Overfitting is detected by a non-monotonic decrease in average dataset Q-value; when observed, one should select the best checkpoint (“early stopping”).
Regularization hyperparameters (e.g., $\alpha$ in CQL/BRAC) must be carefully tuned; overly strong penalties regress policy toward the behavior policy, while too weak penalties permit OOD errors.

C. Real-World Adaptation

For domains like robotics and healthcare, offline RL is deployed using only previously collected data and evaluated via offline or limited online bootstrapping.
Application-specific insights (e.g., reward relabeling, goal relabeling, hierarchical planning as in ReViND (Shah et al., 2022)) further support robust long-horizon generalization.

5. Empirical Results and Benchmarks

Offline RL has been empirically benchmarked on canonical suites such as Atari, DQN Replay, D4RL (locomotion/manipulation), and domain-specific platforms including robotics and recommender systems:

REM (Agarwal et al., 2019) outperforms standard DQN, QR-DQN, and averaging-based ensembles on the DQN Replay Dataset, sometimes outperforming the best policy ever present in the buffer.
CRR (Critic Regularized Regression) and CQL can exceed dataset performance through “trajectory stitching” (combining high-performing segments), depending on underlying data diversity (Monier et al., 2020).
Conservative methods (e.g., CQL) are highly sensitive to hyperparameters; their advantage is strongest on noisy or low-quality datasets.
Practical deployments in real-world settings (e.g., notification optimization at LinkedIn (Yuan et al., 2022)) demonstrate efficiency improvements and online safety/compliance, when evaluation, tuning, and deployment adopt correct offline RL pipelines.

Reference datasets such as the DQN Replay Dataset (Agarwal et al., 2019) and open-source benchmarks enable reproducible paper and head-to-head comparison of offline RL strategies.
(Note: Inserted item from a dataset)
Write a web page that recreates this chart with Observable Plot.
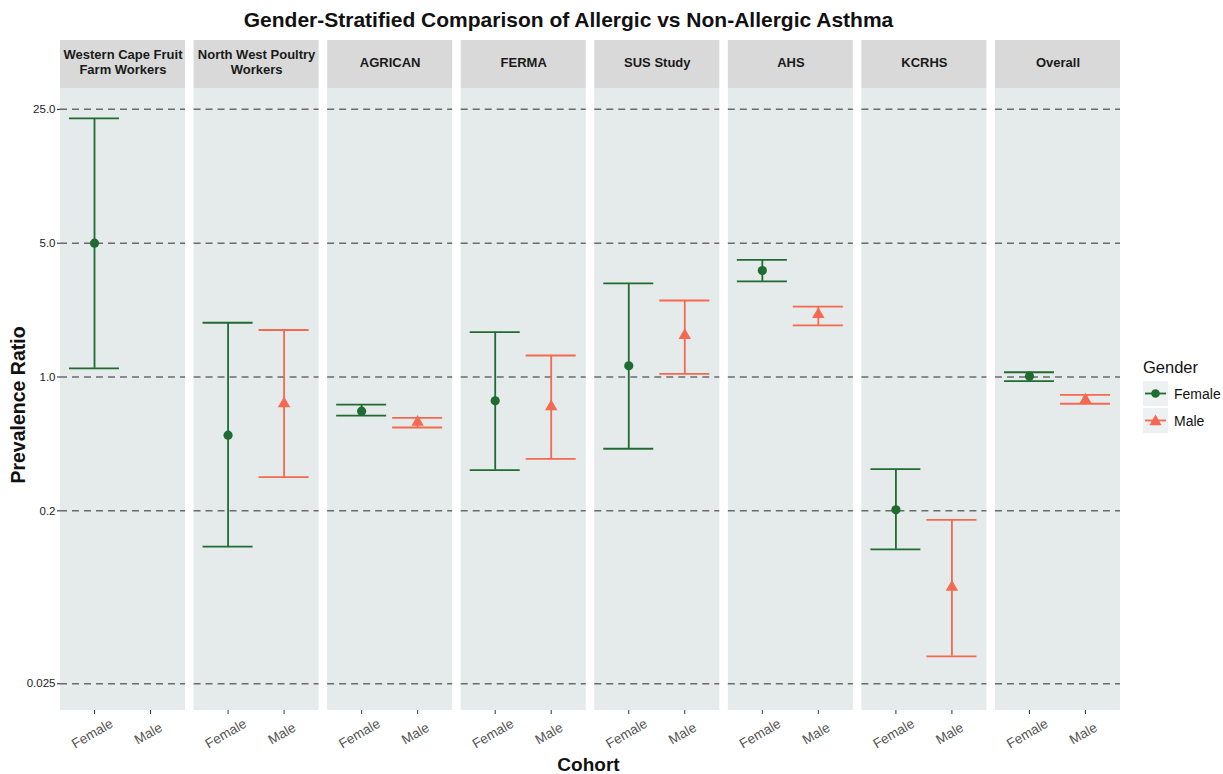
<!DOCTYPE html>
<html><head><meta charset="utf-8">
<script src="https://cdn.jsdelivr.net/npm/d3@7"></script>
<script src="https://cdn.jsdelivr.net/npm/@observablehq/plot@0.6"></script>
<style>
body{margin:0;background:#fff;font-family:"Liberation Sans",Arial,Helvetica,sans-serif;}
#wrap{position:relative;width:1223px;height:774px;overflow:hidden;}
#wrap svg.chart{position:absolute;left:0;top:0;}
.title{position:absolute;left:0;width:1137px;top:8px;line-height:24px;text-align:center;font-weight:bold;font-size:21px;color:#111;}
.ylab{position:absolute;left:-132px;top:394px;width:300px;height:22px;line-height:22px;text-align:center;transform:rotate(-90deg);font-weight:bold;font-size:19.5px;color:#111;white-space:nowrap;}
.xlab{position:absolute;left:0;width:1177px;top:754px;line-height:22px;text-align:center;font-weight:bold;font-size:19px;color:#111;}
.legend{position:absolute;left:1143px;top:357px;}
.legend .lt{font-size:16.5px;color:#111;margin-bottom:3px;line-height:20px;}
.legend .row{display:flex;align-items:center;height:27px;font-size:14px;color:#111;}
.legend .row svg{margin-right:6px;}
</style></head><body><div id="wrap"></div>
<script>
// ---- data ----
const cohorts = ["Western Cape Fruit Farm Workers","North West Poultry Workers","AGRICAN","FERMA","SUS Study","AHS","KCRHS","Overall"];
const cohortLabels = ["Western Cape Fruit\nFarm Workers","North West Poultry\nWorkers","AGRICAN","FERMA","SUS Study","AHS","KCRHS","Overall"];
const genders = ["Female","Male"];
const genderColors = ["#1f6b32","#f4694f"];
const rowCohort = ["Western Cape Fruit Farm Workers","North West Poultry Workers","North West Poultry Workers","AGRICAN","AGRICAN","FERMA","FERMA","SUS Study","SUS Study","AHS","AHS","KCRHS","KCRHS","Overall","Overall"];
const rowGender = ["Female","Female","Male","Female","Male","Female","Male","Female","Male","Female","Male","Female","Male","Female","Male"];
const estimate = [5.0,0.497,0.725,0.663,0.581,0.751,0.701,1.144,1.647,3.60,2.12,0.2025,0.0799,1.01,0.760];
const lower    = [1.11,0.130,0.300,0.629,0.545,0.326,0.374,0.422,1.039,3.16,1.86,0.126,0.0348,0.951,0.725];
const upper    = [22.4,1.92,1.76,0.718,0.612,1.714,1.295,3.08,2.51,4.09,2.33,0.330,0.1796,1.059,0.807];
const yTicks = [0.025,0.2,1,5,25];
const yTickLabels = ["0.025","0.2","1.0","5.0","25.0"];
// scale extents (panel bottom, strip bottom, strip top)
const yBottom = 0.01813, yStripLow = 32.1, yStripHigh = 57.2;

const rows = estimate.map((e,i)=>({cohort: rowCohort[i], gender: rowGender[i], est: e, lo: lower[i], hi: upper[i]}));
const strips = cohorts.map((c,i)=>({cohort:c, label: cohortLabels[i]}));
const combos = cohorts.flatMap(c => genders.map(g => ({cohort:c, gender:g})));

const chart = Plot.plot({
  width: 1223, height: 774,
  marginLeft: 60, marginRight: 103, marginTop: 40, marginBottom: 64,
  style: {fontFamily: '"Liberation Sans", Arial, Helvetica, sans-serif', background: "transparent"},
  fx: {domain: cohorts, paddingInner: 0.064, paddingOuter: 0, round: false, axis: null, label: null},
  x: {type: "band", domain: genders, paddingInner: 0.1, paddingOuter: 0.15, label: null},
  y: {type: "log", domain: [yBottom, yStripHigh], label: null},
  color: {domain: genders, range: genderColors},
  symbol: {domain: genders, range: ["circle","triangle"]},
  marks: [
    Plot.rect(strips, {fx: "cohort", y1: yBottom, y2: yStripLow, fill: "#e5eaea"}),
    Plot.rect(strips, {fx: "cohort", y1: yStripLow, y2: yStripHigh, fill: "#d9d9d9"}),
    Plot.text(strips, {fx: "cohort", y: Math.sqrt(yStripLow*yStripHigh), dy: -2.5, text: "label", fontWeight: "bold", fontSize: 13, lineHeight: 1.1, fill: "#1a1a1a"}),
    Plot.ruleY(yTicks, {stroke: "#6b6b6b", strokeWidth: 1.5, strokeDasharray: "7,5"}),
    Plot.ruleX(rows, {fx: "cohort", x: "gender", y1: "lo", y2: "hi", stroke: "gender", strokeWidth: 1.8}),
    Plot.tickY(rows, {fx: "cohort", x: "gender", y: "hi", stroke: "gender", strokeWidth: 1.8}),
    Plot.tickY(rows, {fx: "cohort", x: "gender", y: "lo", stroke: "gender", strokeWidth: 1.8}),
    Plot.dot(rows, {fx: "cohort", x: "gender", y: "est", symbol: "gender", fill: "gender", stroke: "none", r: 4.6}),
    Plot.axisY(yTicks, {tickFormat: d => yTickLabels[yTicks.indexOf(d)], tickSize: 3, tickPadding: 2, fontSize: 11.5, color: "#222", label: null}),
    Plot.axisX({tickSize: 4, tickFormat: () => "", color: "#333", label: null}),
    Plot.text(combos, {fx: "cohort", x: "gender", text: "gender", frameAnchor: "bottom", dy: 27, rotate: -30, fontSize: 13.5, fill: "#555"})
  ]
});
chart.classList.add("chart");
const wrap = document.getElementById("wrap");
wrap.appendChild(chart);

function addDiv(cls, html){ const d=document.createElement("div"); d.className=cls; d.innerHTML=html; wrap.appendChild(d); return d; }
addDiv("title","Gender-Stratified Comparison of Allergic vs Non-Allergic Asthma");
addDiv("ylab","Prevalence Ratio");
addDiv("xlab","Cohort");
const sym = {
  circle: '<circle cx="12.5" cy="12.5" r="4.3"/>',
  triangle: '<path d="M12.5,6.6 L18.6,17.3 L6.4,17.3 Z"/>'
};
const legendRows = genders.map((g,i)=>{
  const c = genderColors[i];
  const shape = i===0 ? sym.circle : sym.triangle;
  return `<div class="row"><svg width="25" height="25"><rect width="25" height="25" fill="#eef1f1"/><line x1="2" x2="23" y1="12.5" y2="12.5" stroke="${c}" stroke-width="1.8"/><g fill="${c}">${shape}</g></svg>${g}</div>`;
}).join("");
addDiv("legend", `<div class="lt">Gender</div>${legendRows}`);
</script>
</body></html>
6. Open Problems and Future Directions

Research in offline RL continues to address foundational and application challenges:

Handling Distributional Shift: Mitigating and quantifying OOD deviations remains central, particularly over long horizons. Improved uncertainty quantification (ensembles, Bayesian NNs) and theoretical advances in pessimistic RL are active areas (Levine et al., 2020).
Data Valuation and Transferability: Techniques for identifying and weighting high-value transitions, especially in the presence of dataset/domain mismatch (e.g., via data valuation frameworks (Abolfazli et al., 2022)), are under exploration for robust transfer and safe RL.
Model-Based Extensions: Prediction-model approaches offer promise for boosting sample efficiency, but require addressing model bias and OOD simulation risk via confidence-aware rollouts or termination (Levine et al., 2020).
Benchmark Standardization: The field benefits from evolving benchmarks (e.g., D4RL, open-sourced DQN Replay) and clearer evaluation protocols accommodating varying behavior/data regimes.
Real-World Generalization: Extensions to causal inference, invariant representation learning, and cross-domain adaptation are needed for robust real-world deployment, especially in high-dimensional and safety-critical settings.

Offline RL is increasingly viewed as a necessary stepping stone for deploying powerful RL policies in domains where online exploration is fraught, enabling powerful data-driven decision-making grounded in statistical principles but constrained by practical realities.